The clipboard method

The traditional approach: a printed roster with time slots, a pen, and a clipboard. You note the time when players come on and off. After the game, you do the arithmetic.

This works if you're disciplined and have an assistant who can manage it without distraction. In practice, it falls apart when the game gets intense, when substitutions happen in quick succession, or when the clipboard gets wet in November. The data also lives on paper and doesn't carry forward week to week.

The phone stopwatch method

Some coaches use multiple stopwatch instances on their phone — one per player. This is impractical past a certain number of players and is dangerous because you can't simultaneously manage a stopwatch and a complex substitution sequence under pressure.

The spreadsheet method

A shared Google Sheet with match timestamps is a step up. You can review it after the game and compare cumulative minutes across the season. The limitation is that it requires manual entry during or after the game, and it doesn't give you live data when you're making substitution decisions on the sideline.
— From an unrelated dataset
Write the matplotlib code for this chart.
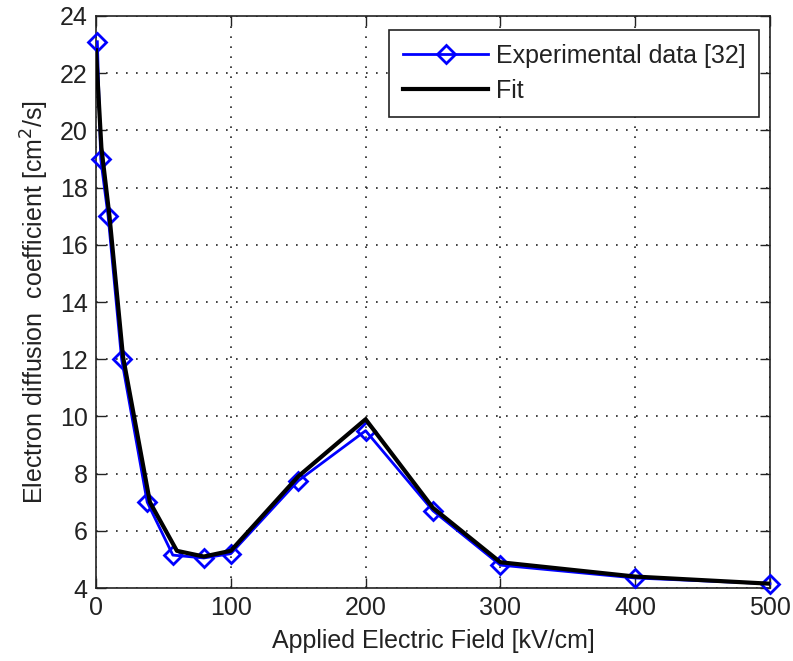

What a dedicated sub tracking tool does differently

A purpose-built game-day tool tracks minutes automatically from the moment you make a substitution. You don't have to write anything down or do any arithmetic. The key advantages:

  • Live variance display: You can see in real time that one player has 22 minutes and another has 8 — and that's a 14-minute gap at halftime. That number makes the substitution decision obvious.
  • One-tap sub flow: Tap the player coming off, tap the player going on. The clock updates automatically. No pause, no confusion about who's on the field.
  • Post-game record: Every player's total minutes are saved and tied to that match. You can review it before next week's game to make sure cumulative minutes are balanced across the season.

PlayerBlueprint's game day tool is designed for exactly this workflow. It runs from your phone on the sideline, updates live during the match, and gives you a minute summary at the end you can reference week to week.

How much variance is acceptable?

There's no universal rule, but a useful target for recreational youth soccer:

  • Within a single game: Try to keep the gap between most-played and least-played field player under 15 minutes in a 50-minute match.
  • Across the season: By the end of the season, no player should have less than 50–60% of available minutes if they've been present for most games.

Competitive teams may have wider variance based on performance and development goals. But at recreational and development levels, broad fairness matters more than optimal line-up decisions.

Communicating playing time to parents

If you track minutes consistently, you can be transparent with parents who ask. "Over the last four games, your player has averaged 32 of 50 possible minutes" is a conversation you can have with confidence. It's also a conversation that usually ends the discussion, because most parents asking about playing time just want to know you're paying attention — and data proves you are.